As sucky as it is to have to wait for certain kinds of content over others, I'm just one dude with a million ideas, and I'm nowhere near rich enough to hire assistants. So this means I gotta be more realistic in the way I treat myself and set up my personal goals. Once I get better at managing my time, THEN I can start bringing on more of a work load, not a second before.
So, while I would love to produce two, three, or six different comic series at the same time, as it stands I simply don't have the time to spare, and dividing my attention between so many projects is going to make those projects themselves suffer, and that's no bueno. Therefore, I've come to this conclusion:
I will only be working on one project at a time from this point on.
With this realization, I'm sure the next question is the all important "WHAT WILL BE FIRST?!"
After careful consideration, I've decided that it makes more sense to work on my fancomics and fan-based storylines FIRST. These comics have no pretense of having to sell well (since I can't sell them anyway), and they're definitely the kind of personal projects that, if I don't do now, will be left at the wayside in order to focus on my own personal stuff. Makes sense, right?
I know I know, everyone's probably excited about the prospect of me working on my Naruto projects now, right? Thing is, even before the Naruto series ended, I was having a hard time getting excited about it. I'm NOT saying that I won't ever do them, as I still love the stories I created for those projects. But for now, I wouldn't have much fun working on them, and I need to start off on a good foot with something I'll actually be excited about.

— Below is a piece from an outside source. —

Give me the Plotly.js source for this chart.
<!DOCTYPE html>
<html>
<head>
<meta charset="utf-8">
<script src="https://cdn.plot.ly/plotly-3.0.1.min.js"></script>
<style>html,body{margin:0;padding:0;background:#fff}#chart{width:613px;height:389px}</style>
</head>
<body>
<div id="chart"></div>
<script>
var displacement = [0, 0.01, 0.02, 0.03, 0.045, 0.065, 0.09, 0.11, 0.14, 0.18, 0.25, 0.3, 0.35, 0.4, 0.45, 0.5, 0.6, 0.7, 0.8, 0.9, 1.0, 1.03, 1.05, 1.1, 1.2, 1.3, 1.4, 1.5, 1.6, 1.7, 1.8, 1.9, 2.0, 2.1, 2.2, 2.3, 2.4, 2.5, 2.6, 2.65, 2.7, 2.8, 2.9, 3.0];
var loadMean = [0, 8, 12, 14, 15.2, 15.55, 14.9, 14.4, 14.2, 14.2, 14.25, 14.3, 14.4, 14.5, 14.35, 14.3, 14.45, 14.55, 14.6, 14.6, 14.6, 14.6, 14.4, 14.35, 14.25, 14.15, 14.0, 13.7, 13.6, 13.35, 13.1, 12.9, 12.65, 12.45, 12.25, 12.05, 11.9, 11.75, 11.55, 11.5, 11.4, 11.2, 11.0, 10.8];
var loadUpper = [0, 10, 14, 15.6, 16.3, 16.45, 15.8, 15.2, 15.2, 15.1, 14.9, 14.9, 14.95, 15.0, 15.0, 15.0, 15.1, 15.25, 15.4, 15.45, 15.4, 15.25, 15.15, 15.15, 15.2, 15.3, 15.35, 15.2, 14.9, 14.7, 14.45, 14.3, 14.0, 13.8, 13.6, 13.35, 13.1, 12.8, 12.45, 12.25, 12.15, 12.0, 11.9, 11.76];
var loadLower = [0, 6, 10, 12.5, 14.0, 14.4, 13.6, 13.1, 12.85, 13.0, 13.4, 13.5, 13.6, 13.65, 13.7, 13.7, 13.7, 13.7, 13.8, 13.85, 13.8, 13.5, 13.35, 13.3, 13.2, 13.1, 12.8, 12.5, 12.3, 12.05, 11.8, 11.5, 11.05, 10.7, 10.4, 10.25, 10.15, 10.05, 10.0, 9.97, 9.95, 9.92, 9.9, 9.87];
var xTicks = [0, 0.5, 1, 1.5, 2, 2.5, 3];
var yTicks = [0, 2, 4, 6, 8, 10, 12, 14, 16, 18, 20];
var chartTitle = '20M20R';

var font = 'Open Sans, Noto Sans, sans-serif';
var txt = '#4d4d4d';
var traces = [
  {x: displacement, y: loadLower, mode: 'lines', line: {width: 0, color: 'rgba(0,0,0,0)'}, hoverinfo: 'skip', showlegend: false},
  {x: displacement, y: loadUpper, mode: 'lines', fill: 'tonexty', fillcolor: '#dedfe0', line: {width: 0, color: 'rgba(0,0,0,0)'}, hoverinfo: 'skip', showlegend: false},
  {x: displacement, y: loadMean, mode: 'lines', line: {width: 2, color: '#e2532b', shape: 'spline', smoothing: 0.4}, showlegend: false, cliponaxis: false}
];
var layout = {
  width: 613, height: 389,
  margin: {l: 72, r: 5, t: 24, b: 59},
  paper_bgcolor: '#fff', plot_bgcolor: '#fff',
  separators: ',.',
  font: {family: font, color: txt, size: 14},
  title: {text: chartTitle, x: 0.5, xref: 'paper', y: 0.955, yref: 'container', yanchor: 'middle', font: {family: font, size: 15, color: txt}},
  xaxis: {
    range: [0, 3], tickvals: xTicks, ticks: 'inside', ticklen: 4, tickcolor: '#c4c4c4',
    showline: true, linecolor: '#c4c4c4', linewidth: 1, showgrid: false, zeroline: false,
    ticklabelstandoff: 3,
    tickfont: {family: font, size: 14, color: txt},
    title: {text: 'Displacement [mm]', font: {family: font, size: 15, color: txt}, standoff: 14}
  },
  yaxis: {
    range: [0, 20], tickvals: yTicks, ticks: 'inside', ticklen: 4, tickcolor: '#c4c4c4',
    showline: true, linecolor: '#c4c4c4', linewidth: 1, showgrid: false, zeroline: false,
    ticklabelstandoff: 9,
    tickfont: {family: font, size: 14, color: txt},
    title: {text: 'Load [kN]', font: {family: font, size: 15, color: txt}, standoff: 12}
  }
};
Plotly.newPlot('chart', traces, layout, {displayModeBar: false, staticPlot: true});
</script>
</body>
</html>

So first on the list is none other than:
While some might say that this project is one of the more unnecessary, especially since PMD is closed now, let me give you some insight to my reasoning:
First, my participation in PMD was one of most fun times I've ever had doing comics. Just about all of the friends I have now I met in PMD, and on top of that, I'd never been more excited about any other storylines than I was with the ones for my PMD Teams. I REALLY want to tell those stories. Even if the group is closed. Even if interest in those characters has waned. Even if it might seem superfluous.
There's also a darker reason for my determination to complete the PMD: Redux project. As most of you are likely aware, especially toward the end, I was really REALLY struggling to meet the deadlines for PMD's missions. I had great story ideas, but I would get too overzealous and procrastinate too much and end up missing the mark. Each deadline I missed was an affront to my self-esteem, and slowly but surely it put me into a grueling cycle of depression and anxiety.
So as part of the healing process, and to finally share these tales, I am determined to complete the PMD: Redux project. If I can complete the stories how they were meant to be completed, then maybe I can become stronger and better as an artist and a person, and move on from the bad memories by replacing them with good ones.
Since I've decided to focus on only one thing at a time, I suppose I must confirm that everything besides my PMD: Redux project, including SpiritSong, BMTL's comic, and all my other projects will be put on hiatus for the time being.
Again I apologize. Projects like that, especially Spiritsong, deserve my full attention, so I can't continue them until I can provide them with such.
So that's that, I suppose. At least as far as comic stuff goes.
In other news, the reason I did not return after the promised month was because I found that the month I set for myself actually wasn't quite long enough. I needed a bit more time to form better habits and leave old, bad ones behind, as well as sort out my priorities. I apologize for not letting you guys know at that time, but I really just could not return at that time.
Then, shortly after, upon discussing extensively with my wife the circumstances of our finances and living situation, it was decided that we should move down to Texas a bit sooner than expected. So instead of waiting til August, we decided we needed to get down to Texas within the NEXT TWO WEEKS. Kind of a big, life-changing decision. So, as a result, my return to the internet was again prolonged as we prepared to move.
But now we are safely down in Texas, and while we're still busy trying to find new jobs and get ready for school, as well as save enough money to move into a place of our own, for the most part things have settled down nicely
And that brings us to today. Now that so much stress and change is out of the way I'm finally ready to say "Yes", and return to the world of the internet. I've got big goals and a lot of determination, and I look forward to sharing all of that with you all in coming weeks!